Underfitting
Occurs when a ML model is too simple to capture the underlying pattern of the data it is trained on, resulting in poor performance on both training and testing datasets.
Underfitting happens when a model, whether due to its simplicity or insufficient training, fails to learn the important patterns in the training data. This typically leads to high bias in the model, where the model assumptions fail to sufficiently represent the complexity of the underlying data distribution. As a consequence, the model performs poorly not just on new data (generalization), but often on the training data itself. This is in contrast to overfitting, where a model learns the training data too well, including the noise and outliers, at the expense of generalizing poorly to new data. To address underfitting, one might consider using a more complex model, adding more features, or reducing the strength of regularization techniques, if used.
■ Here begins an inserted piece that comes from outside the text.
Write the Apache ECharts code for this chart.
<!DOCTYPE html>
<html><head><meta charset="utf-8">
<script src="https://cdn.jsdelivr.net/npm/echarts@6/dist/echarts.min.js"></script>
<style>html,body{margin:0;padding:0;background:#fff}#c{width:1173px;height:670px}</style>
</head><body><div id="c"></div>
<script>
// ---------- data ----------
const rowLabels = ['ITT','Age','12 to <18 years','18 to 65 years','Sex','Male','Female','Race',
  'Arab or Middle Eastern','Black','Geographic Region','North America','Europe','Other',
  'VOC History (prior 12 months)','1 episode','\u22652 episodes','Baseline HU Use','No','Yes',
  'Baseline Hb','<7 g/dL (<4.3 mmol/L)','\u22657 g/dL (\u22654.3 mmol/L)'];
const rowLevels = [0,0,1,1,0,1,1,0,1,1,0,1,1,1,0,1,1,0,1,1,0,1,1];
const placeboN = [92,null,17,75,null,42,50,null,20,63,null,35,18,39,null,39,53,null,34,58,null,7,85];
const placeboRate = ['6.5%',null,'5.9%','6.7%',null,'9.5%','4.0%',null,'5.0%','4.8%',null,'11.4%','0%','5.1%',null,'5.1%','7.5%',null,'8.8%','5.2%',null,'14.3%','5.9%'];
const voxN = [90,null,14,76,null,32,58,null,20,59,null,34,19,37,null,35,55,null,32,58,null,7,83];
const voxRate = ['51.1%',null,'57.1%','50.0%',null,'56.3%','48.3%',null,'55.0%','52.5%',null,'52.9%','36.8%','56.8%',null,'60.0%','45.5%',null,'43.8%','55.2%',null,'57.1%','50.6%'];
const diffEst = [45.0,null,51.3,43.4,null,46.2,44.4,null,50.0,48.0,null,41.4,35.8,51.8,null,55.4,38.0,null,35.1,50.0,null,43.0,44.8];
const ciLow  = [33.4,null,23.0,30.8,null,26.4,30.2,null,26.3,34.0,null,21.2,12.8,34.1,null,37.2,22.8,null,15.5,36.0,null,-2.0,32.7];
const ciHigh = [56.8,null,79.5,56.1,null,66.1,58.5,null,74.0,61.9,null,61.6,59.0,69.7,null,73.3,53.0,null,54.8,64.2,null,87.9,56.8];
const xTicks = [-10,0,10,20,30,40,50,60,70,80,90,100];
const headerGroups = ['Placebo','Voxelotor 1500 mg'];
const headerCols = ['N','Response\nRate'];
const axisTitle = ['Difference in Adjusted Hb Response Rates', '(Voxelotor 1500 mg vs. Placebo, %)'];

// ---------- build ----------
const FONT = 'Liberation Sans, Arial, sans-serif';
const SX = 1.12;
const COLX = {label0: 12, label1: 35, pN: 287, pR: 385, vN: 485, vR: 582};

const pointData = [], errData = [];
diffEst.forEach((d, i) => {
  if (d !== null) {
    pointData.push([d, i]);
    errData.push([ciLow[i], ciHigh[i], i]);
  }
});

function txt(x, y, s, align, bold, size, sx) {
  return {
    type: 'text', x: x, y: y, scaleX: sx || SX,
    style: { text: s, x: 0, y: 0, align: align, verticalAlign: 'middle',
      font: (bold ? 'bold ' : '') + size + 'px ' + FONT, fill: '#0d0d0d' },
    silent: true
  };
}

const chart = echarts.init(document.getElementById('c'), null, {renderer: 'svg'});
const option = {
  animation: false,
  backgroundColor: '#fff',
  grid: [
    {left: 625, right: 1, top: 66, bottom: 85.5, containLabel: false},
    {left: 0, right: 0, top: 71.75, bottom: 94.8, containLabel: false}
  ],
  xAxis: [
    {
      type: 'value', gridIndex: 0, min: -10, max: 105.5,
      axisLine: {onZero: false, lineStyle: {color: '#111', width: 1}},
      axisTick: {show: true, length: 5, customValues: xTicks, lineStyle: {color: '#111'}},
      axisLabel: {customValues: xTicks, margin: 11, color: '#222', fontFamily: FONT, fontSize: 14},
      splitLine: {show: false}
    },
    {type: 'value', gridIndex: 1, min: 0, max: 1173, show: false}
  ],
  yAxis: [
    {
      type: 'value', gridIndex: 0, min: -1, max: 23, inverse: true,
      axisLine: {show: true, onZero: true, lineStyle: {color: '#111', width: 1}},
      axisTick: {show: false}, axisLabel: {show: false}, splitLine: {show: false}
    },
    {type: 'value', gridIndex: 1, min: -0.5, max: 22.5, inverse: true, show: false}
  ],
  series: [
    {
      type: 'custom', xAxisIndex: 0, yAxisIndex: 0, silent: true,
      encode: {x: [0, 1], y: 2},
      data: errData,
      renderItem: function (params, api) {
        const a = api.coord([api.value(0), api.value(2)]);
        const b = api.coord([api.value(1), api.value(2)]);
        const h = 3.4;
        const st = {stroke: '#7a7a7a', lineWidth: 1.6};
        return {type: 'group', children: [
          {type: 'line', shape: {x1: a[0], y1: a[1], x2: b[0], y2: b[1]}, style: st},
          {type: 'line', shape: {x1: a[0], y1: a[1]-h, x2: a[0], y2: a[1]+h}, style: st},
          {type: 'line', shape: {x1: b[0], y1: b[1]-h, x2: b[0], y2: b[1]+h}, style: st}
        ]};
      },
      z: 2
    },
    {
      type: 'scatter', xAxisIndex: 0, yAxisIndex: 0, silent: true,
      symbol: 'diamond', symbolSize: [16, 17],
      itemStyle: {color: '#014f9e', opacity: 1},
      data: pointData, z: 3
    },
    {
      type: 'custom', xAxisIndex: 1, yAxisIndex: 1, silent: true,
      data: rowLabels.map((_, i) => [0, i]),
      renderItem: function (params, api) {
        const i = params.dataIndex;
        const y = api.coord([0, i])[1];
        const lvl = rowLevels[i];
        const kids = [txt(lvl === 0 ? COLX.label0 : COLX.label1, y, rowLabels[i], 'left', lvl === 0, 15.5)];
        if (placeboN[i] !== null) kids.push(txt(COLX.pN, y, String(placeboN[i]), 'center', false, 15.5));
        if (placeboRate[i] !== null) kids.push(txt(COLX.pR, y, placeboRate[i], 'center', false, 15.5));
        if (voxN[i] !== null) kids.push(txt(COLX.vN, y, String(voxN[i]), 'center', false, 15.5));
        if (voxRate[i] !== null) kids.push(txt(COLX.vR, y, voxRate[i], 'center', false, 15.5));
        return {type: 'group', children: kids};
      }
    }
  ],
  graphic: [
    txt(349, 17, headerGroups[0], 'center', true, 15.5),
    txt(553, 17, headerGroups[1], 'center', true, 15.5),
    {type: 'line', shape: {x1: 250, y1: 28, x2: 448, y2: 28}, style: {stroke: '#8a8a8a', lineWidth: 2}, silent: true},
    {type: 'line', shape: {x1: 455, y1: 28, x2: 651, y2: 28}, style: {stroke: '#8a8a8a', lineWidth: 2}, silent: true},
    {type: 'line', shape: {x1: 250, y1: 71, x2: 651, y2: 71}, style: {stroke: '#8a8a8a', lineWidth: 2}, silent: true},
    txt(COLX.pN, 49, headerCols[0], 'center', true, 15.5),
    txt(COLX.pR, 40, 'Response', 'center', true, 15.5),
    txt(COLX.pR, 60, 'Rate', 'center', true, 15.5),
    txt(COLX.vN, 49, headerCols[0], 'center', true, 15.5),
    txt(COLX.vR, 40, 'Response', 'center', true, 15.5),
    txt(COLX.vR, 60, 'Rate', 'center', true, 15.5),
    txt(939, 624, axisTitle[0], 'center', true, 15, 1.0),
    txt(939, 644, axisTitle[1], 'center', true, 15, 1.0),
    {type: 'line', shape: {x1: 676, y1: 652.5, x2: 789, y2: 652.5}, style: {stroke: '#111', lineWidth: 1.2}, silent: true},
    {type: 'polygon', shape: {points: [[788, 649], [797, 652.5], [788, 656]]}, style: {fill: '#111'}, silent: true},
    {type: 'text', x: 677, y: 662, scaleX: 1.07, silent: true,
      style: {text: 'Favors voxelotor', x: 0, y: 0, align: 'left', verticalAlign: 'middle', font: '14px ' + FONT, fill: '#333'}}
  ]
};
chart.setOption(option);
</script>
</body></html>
The concept of underfitting has been around since the early days of machine learning, but it became more formally discussed as part of the bias-variance tradeoff in statistical learning theory in the 1990s. This framework helps in understanding how different errors contribute to the overall error of a model, emphasizing the balance needed between complexity and simplicity.
Key figures in the theoretical development of concepts surrounding underfitting include statisticians and computer scientists like Leo Breiman and Vladimir Vapnik. Their work in the development of statistical learning theory and machine learning algorithms has been crucial in formalizing the understanding and approaches to tackling underfitting.